Photoredox catalysis converts visible light into chemical energy under benign conditions by using a photoexcitable catalyst, which is typically a transition metal complex (1–3, Figure 1) or a highly conjugated organic molecule such as 1,2,3,5-tetrakis(carbazol-9-yl)-4,6-dicyanobenzene (4CzIPN, 4).^[9] Upon absorption of light and interconversion to a triplet excited state, these catalysts engage in sequential single electron transfer (SET) events to return to their ground state by either an oxidative or reductive quenching cycle (Figure 2). In stark contrast to classical means of free radical generation, photoredox catalysis enables the mild, catalytic generation of reactive C(sp³)-hybridized radicals in a regulated manner. These high-energy intermediates can thus be tamed and utilized for targeted transformations.

Figure 1.

Common photocatalysts for Ni/photoredox dual cross-coupling

Figure 2.

Photocatalyst excitation and quenching cycles. [PC] = photocatalyst.

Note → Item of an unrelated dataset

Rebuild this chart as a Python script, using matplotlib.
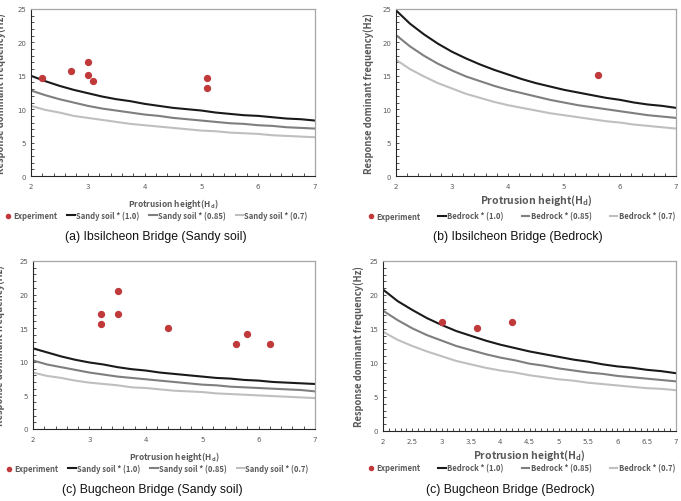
import matplotlib
matplotlib.use("Agg")
import matplotlib.pyplot as plt
from matplotlib import font_manager
from matplotlib.ticker import MultipleLocator, FormatStrFormatter

# Protrusion height grid used for the model curves
heights = [2.0, 2.25, 2.5, 2.75, 3.0, 3.25, 3.5, 3.75, 4.0, 4.25, 4.5,
           4.75, 5.0, 5.25, 5.5, 5.75, 6.0, 6.25, 6.5, 6.75, 7.0]

# (a) Ibsilcheon Bridge, sandy soil
a_exp_x = [2.2, 2.7, 3.0, 3.0, 3.1, 5.1, 5.1]
a_exp_y = [14.7, 15.7, 17.1, 15.1, 14.2, 14.7, 13.2]
a_100 = [15.0, 14.2, 13.5, 12.9, 12.4, 11.9, 11.5, 11.2, 10.8, 10.5, 10.2,
         10.0, 9.8, 9.5, 9.3, 9.1, 9.0, 8.8, 8.6, 8.5, 8.3]
a_085 = [12.8, 12.1, 11.5, 11.0, 10.5, 10.1, 9.8, 9.5, 9.2, 9.0, 8.7,
         8.5, 8.3, 8.1, 7.9, 7.8, 7.6, 7.5, 7.3, 7.2, 7.1]
a_070 = [10.5, 9.9, 9.5, 9.0, 8.7, 8.4, 8.1, 7.8, 7.6, 7.4, 7.2,
         7.0, 6.8, 6.7, 6.5, 6.4, 6.3, 6.1, 6.0, 5.9, 5.8]

# (b) Ibsilcheon Bridge, bedrock
b_exp_x = [5.6]
b_exp_y = [15.1]
b_100 = [24.8, 22.8, 21.2, 19.8, 18.6, 17.6, 16.7, 15.9, 15.2, 14.5, 13.9,
         13.4, 12.9, 12.5, 12.1, 11.7, 11.4, 11.0, 10.7, 10.5, 10.2]
b_085 = [21.1, 19.4, 18.0, 16.8, 15.8, 14.9, 14.2, 13.5, 12.9, 12.4, 11.9,
         11.4, 11.0, 10.6, 10.3, 10.0, 9.7, 9.4, 9.1, 8.9, 8.7]
b_070 = [17.4, 16.0, 14.9, 13.9, 13.1, 12.3, 11.7, 11.1, 10.6, 10.2, 9.8,
         9.4, 9.1, 8.8, 8.5, 8.2, 8.0, 7.7, 7.5, 7.3, 7.1]

# (c) Bugcheon Bridge, sandy soil
c_exp_x = [3.2, 3.2, 3.5, 3.5, 4.4, 5.6, 5.8, 6.2]
c_exp_y = [17.1, 15.6, 20.5, 17.1, 15.1, 12.7, 14.1, 12.7]
c_100 = [12.0, 11.4, 10.8, 10.3, 9.9, 9.6, 9.2, 8.9, 8.7, 8.4, 8.2,
         8.0, 7.8, 7.6, 7.5, 7.3, 7.2, 7.0, 6.9, 6.8, 6.7]
c_085 = [10.2, 9.6, 9.2, 8.8, 8.4, 8.1, 7.8, 7.6, 7.4, 7.2, 7.0,
         6.8, 6.6, 6.5, 6.3, 6.2, 6.1, 6.0, 5.9, 5.8, 5.6]
c_070 = [8.4, 7.9, 7.6, 7.2, 6.9, 6.7, 6.5, 6.2, 6.1, 5.9, 5.7,
         5.6, 5.5, 5.3, 5.2, 5.1, 5.0, 4.9, 4.8, 4.7, 4.6]

# (d) Bugcheon Bridge, bedrock
d_exp_x = [3.0, 3.6, 4.2]
d_exp_y = [16.1, 15.1, 16.1]
d_100 = [20.8, 19.1, 17.8, 16.6, 15.6, 14.7, 14.0, 13.3, 12.7, 12.2, 11.7,
         11.3, 10.9, 10.5, 10.2, 9.8, 9.5, 9.3, 9.0, 8.8, 8.5]
d_085 = [17.7, 16.3, 15.1, 14.1, 13.3, 12.5, 11.9, 11.3, 10.8, 10.4, 9.9,
         9.6, 9.2, 8.9, 8.6, 8.4, 8.1, 7.9, 7.7, 7.5, 7.3]
d_070 = [14.6, 13.4, 12.5, 11.7, 11.0, 10.3, 9.8, 9.3, 8.9, 8.6, 8.2,
         7.9, 7.6, 7.4, 7.1, 6.9, 6.7, 6.5, 6.3, 6.2, 6.0]

sandy_labels = ["Sandy soil * (1.0)", "Sandy soil * (0.85)", "Sandy soil * (0.7)"]
rock_labels = ["Bedrock * (1.0)", "Bedrock * (0.85)", "Bedrock * (0.7)"]

LINE_COLORS = ["#1a1a1a", "#7f7f7f", "#bfbfbf"]
DOT_COLOR = "#c0393b"
TEXT_GRAY = "#595959"
LABEL_FONT = ["Noto Sans CJK KR", "DejaVu Sans"]

installed = {f.name for f in font_manager.fontManager.ttflist}
if "Liberation Sans Narrow" in installed:
    CAPTION_FONT, CAPTION_SIZE = ["Liberation Sans Narrow", "DejaVu Sans"], 10
else:
    CAPTION_FONT, CAPTION_SIZE = ["Liberation Sans", "DejaVu Sans"], 8.8

plt.rcParams["mathtext.fontset"] = "custom"
plt.rcParams["mathtext.rm"] = "Noto Sans CJK KR"
plt.rcParams["mathtext.bf"] = "Noto Sans CJK KR:bold"

W, H = 681, 502


def px_axes(left, top, right, bottom):
    return [left / W, 1 - bottom / H, (right - left) / W, (bottom - top) / H]


def draw_panel(rect, exp_x, exp_y, curves, labels, caption, xminor, xlabel_size,
               xlabel_pad, ylabel_pad, legend_xy, caption_xy, colspace):
    ax = fig.add_axes(px_axes(*rect))
    ax.scatter(exp_x, exp_y, s=18, color=DOT_COLOR, zorder=3, label="Experiment")
    for vals, lab, col in zip(curves, labels, LINE_COLORS):
        ax.plot(heights, vals, color=col, lw=1.5, label=lab)

    ax.set_xlim(2, 7)
    ax.set_ylim(0, 25)
    ax.xaxis.set_major_locator(MultipleLocator(xminor * 5))
    ax.xaxis.set_minor_locator(MultipleLocator(xminor))
    ax.yaxis.set_major_locator(MultipleLocator(5))
    ax.yaxis.set_minor_locator(MultipleLocator(1))
    ax.xaxis.set_major_formatter(FormatStrFormatter("%g"))
    ax.tick_params(which="both", direction="in", colors="#333333",
                   labelcolor=TEXT_GRAY, labelsize=5, length=2, width=0.6)
    ax.tick_params(axis="x", which="major", pad=5)
    for side in ["top", "right"]:
        ax.spines[side].set_color("#a6a6a6")
        ax.spines[side].set_linewidth(0.9)
    for side in ["left", "bottom"]:
        ax.spines[side].set_color("#262626")
        ax.spines[side].set_linewidth(0.8)

    ax.set_xlabel(r"Protrusion height(H$_\mathbf{d}$)", fontsize=xlabel_size,
                  fontweight="bold", color=TEXT_GRAY, labelpad=xlabel_pad,
                  family=LABEL_FONT)
    ax.set_ylabel("Response dominant frequency(Hz)", fontsize=6.8,
                  fontweight="bold", color=TEXT_GRAY, labelpad=ylabel_pad,
                  family=LABEL_FONT)

    leg = fig.legend(*ax.get_legend_handles_labels(), loc="center",
                     bbox_to_anchor=(legend_xy[0] / W, 1 - legend_xy[1] / H),
                     ncol=4, frameon=False, handlelength=1.0,
                     handletextpad=0.15, columnspacing=colspace, markerscale=0.7,
                     prop={"family": LABEL_FONT, "weight": "bold", "size": 5.5})
    for t in leg.get_texts():
        t.set_color(TEXT_GRAY)
    fig.text(caption_xy[0] / W, 1 - caption_xy[1] / H, caption, ha="center",
             va="center", fontsize=CAPTION_SIZE, family=CAPTION_FONT, color="#111111")
    return ax


fig = plt.figure(figsize=(W / 100, H / 100), dpi=100)

draw_panel((31, 10, 315, 177), a_exp_x, a_exp_y, [a_100, a_085, a_070], sandy_labels,
           "(a) Ibsilcheon Bridge (Sandy soil)", 0.2, 6, 5, 8,
           (156, 216), (156, 237), 1.3)
draw_panel((396, 10, 676, 177), b_exp_x, b_exp_y, [b_100, b_085, b_070], rock_labels,
           "(b) Ibsilcheon Bridge (Bedrock)", 0.2, 7.5, 3, 6,
           (521, 217), (518, 237), 2.4)
draw_panel((33, 262, 315, 430), c_exp_x, c_exp_y, [c_100, c_085, c_070], sandy_labels,
           "(c) Bugcheon Bridge (Sandy soil)", 0.2, 6, 5, 10,
           (157, 469), (152, 490), 1.3)
draw_panel((383, 262, 676, 432), d_exp_x, d_exp_y, [d_100, d_085, d_070], rock_labels,
           "(c) Bugcheon Bridge (Bedrock)", 0.1, 7.5, 3, 4,
           (521, 469), (510, 490), 2.4)

fig.savefig("out.png", dpi=100)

In 2014, alkyl radicals were first shown to be viable partners in Ni-catalyzed cross-coupling, funneling into a cycle to assemble new C(sp³)–C(sp²) bonds (Figure 3).^[10] The development of this paradigm was the culmination of several concepts. First, the intermediacy of carbon-centered C(sp³)-hybridized radicals in Ni-catalyzed coupling processes such as reductive cross-electrophile couplings had been well-documented.^[11] Second, the pioneering reports on palladium- and copper photoredox dual catalysis suggested transition-metals could readily be accommodated in photocatalytic cycles.^[12] Finally, the rich chemistry of Ni-catalyzed cross-couplings^[13] implied that an array of ligands and electrophiles would be compatible with such a dual catalytic reaction.

Figure 3.

General mechanism of Ni/photoredox dual catalytic cycle

This new coupling paradigm offered a solution to the challenge of conducting two-electron alkyl cross-couplings by subdividing the process into multiple, lower barrier single electron steps (Figure 2). These steps can be partitioned into two distinct, yet interconnected, catalytic cycles – a photoredox cycle and a cross-coupling cycle. In the cross-coupling cycle, capture of a photoredox-generated radical species by ligated Ni⁰ (D) to generate a Ni^I intermediate (E) and subsequent oxidative addition of an aryl halide onto this species provides a NiIII intermediate (F) (Figure 3).^[14] This NiIII intermediate (F) could also be accessed through the reverse order of events (oxidative addition followed by radical capture), depending on the nature of the electrophile. In any event, reductive elimination of the carbon fragments provides the desired product along with a Ni^I halide species (G), which is reduced back to Ni⁰ (D) by the reduced photocatalyst in the photoredox cycle.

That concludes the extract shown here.